Put First Things First
Amidst all the chaos, conspiracies and information of this weird time, my “mission” has never changed. The mission I have chosen is to be a disciple of the Lord, to in turn disciple our children, and to be a light to the world however I can be. I have literally no interest in whatever is going on at “higher” levels: I have access to the highest. I’ve always known that evil reigns right now, but it won’t forever. It’s all good. My focus is on my family and my community as a whole, and how I can best show them the love of Jesus. Anything else is just white noise to me. Maybe one day I’ll have time to dive in and really research it, but right now I’ve just got too much on my plate. I have to prioritize, as I just don’t have the mental space for more than that.
Look for the Blessings
There’s been so many amazing little and big things that have occurred. We’ve had a slower schedule, which we needed. I’ve been able to reconnect with my family, and I didn’t realize how much I had let that slip. The handsome hubby and I have enjoyed creative date nights. Don’t get me wrong- some things have been very, very challenging and devastating for the kids, and for me, but we’ve been able to see the blessing too.

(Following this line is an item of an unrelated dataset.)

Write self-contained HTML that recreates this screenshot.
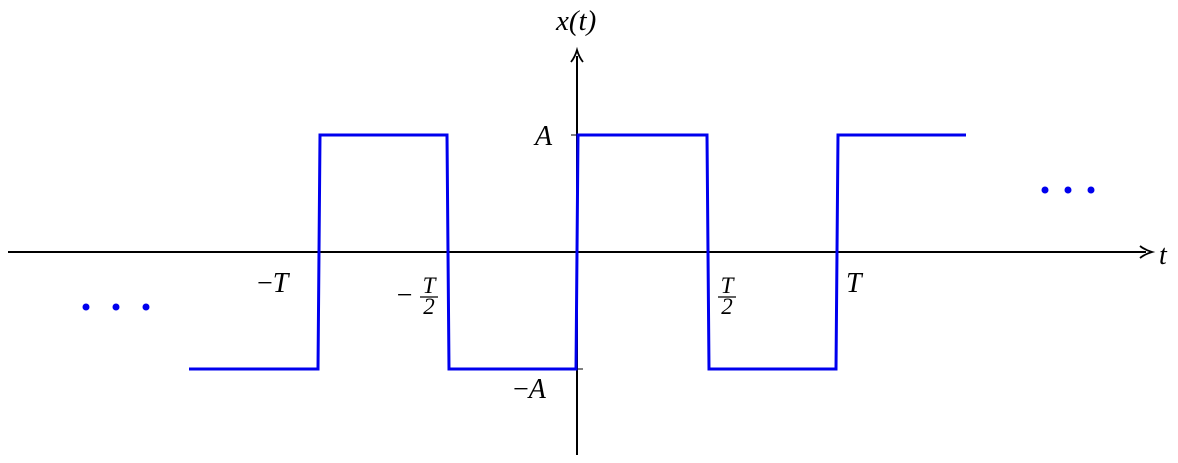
<!DOCTYPE html>
<html><head><style>body{margin:0;background:#fff}svg{display:block}text{font-family:"Liberation Serif",serif;font-style:italic;fill:#000}</style></head><body>
<svg width="1178" height="463" viewBox="0 0 1178 463">
<line x1="8" y1="252" x2="1146" y2="252" stroke="#000" stroke-width="2"/>
<path d="M1140,246 Q1145,250 1152,252 Q1145,254 1140,258" fill="none" stroke="#000" stroke-width="1.8"/>
<line x1="577" y1="455" x2="577" y2="56" stroke="#000" stroke-width="2"/>
<path d="M571,62 Q575,57 577,50 Q579,57 583,62" fill="none" stroke="#000" stroke-width="1.8"/>
<line x1="571" y1="135" x2="583" y2="135" stroke="#000" stroke-width="1"/>
<line x1="571" y1="369" x2="583" y2="369" stroke="#000" stroke-width="1"/>
<polyline points="189,369 318,369 320,135 447,135 449,369 576,369 578,135 707,135 709,369 836,369 838,135 966,135" fill="none" stroke="#0000ee" stroke-width="3"/>
<text x="556" y="30" font-size="29">x(t)</text>
<text x="1159" y="264" font-size="28">t</text>
<text x="535" y="145" font-size="28">A</text>
<text x="513" y="398" font-size="28"><tspan font-style="normal">−</tspan>A</text>
<text x="257" y="292" font-size="28"><tspan font-style="normal">−</tspan>T</text>
<text x="846" y="292" font-size="28">T</text>
<text x="395" y="304" font-size="28" font-style="normal">−</text>
<text x="429" y="293" font-size="23" text-anchor="middle">T</text>
<line x1="420" y1="297" x2="438" y2="297" stroke="#000" stroke-width="1.3"/>
<text x="429" y="314" font-size="23" text-anchor="middle" font-style="normal">2</text>
<text x="727" y="293" font-size="23" text-anchor="middle">T</text>
<line x1="718" y1="297" x2="736" y2="297" stroke="#000" stroke-width="1.3"/>
<text x="727" y="314" font-size="23" text-anchor="middle" font-style="normal">2</text>
<g fill="#0000ee"><circle cx="86" cy="307" r="3.5"/><circle cx="116" cy="307" r="3.5"/><circle cx="146" cy="307" r="3.5"/>
<circle cx="1045" cy="190" r="3.5"/><circle cx="1068" cy="190" r="3.5"/><circle cx="1091" cy="190" r="3.5"/></g>
</svg>
</body></html>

Our church family is amazing, even without a building to meet in. Our son has been connected to the youth group he met up with on our cross Canada trip, and we are so thankful for that. There’s been a lot of hard, but there is some sweet in there too. We must grieve for the things we lost and are losing, but when the blessings are there, it’s good to notice them and appreciate them for what they are. I’m out of work, and I miss it, but I am enjoying gaps on the calendar too. Some days are harder than others. Some days I genuinely don’t want to go to bed because I don’t want to wake up and do the whole thing over. It’s hard, but I’m thankful for the new things we have experienced.
You’ve got this, Mama! And you’re doing well! What has been hardest for you? What have you enjoyed?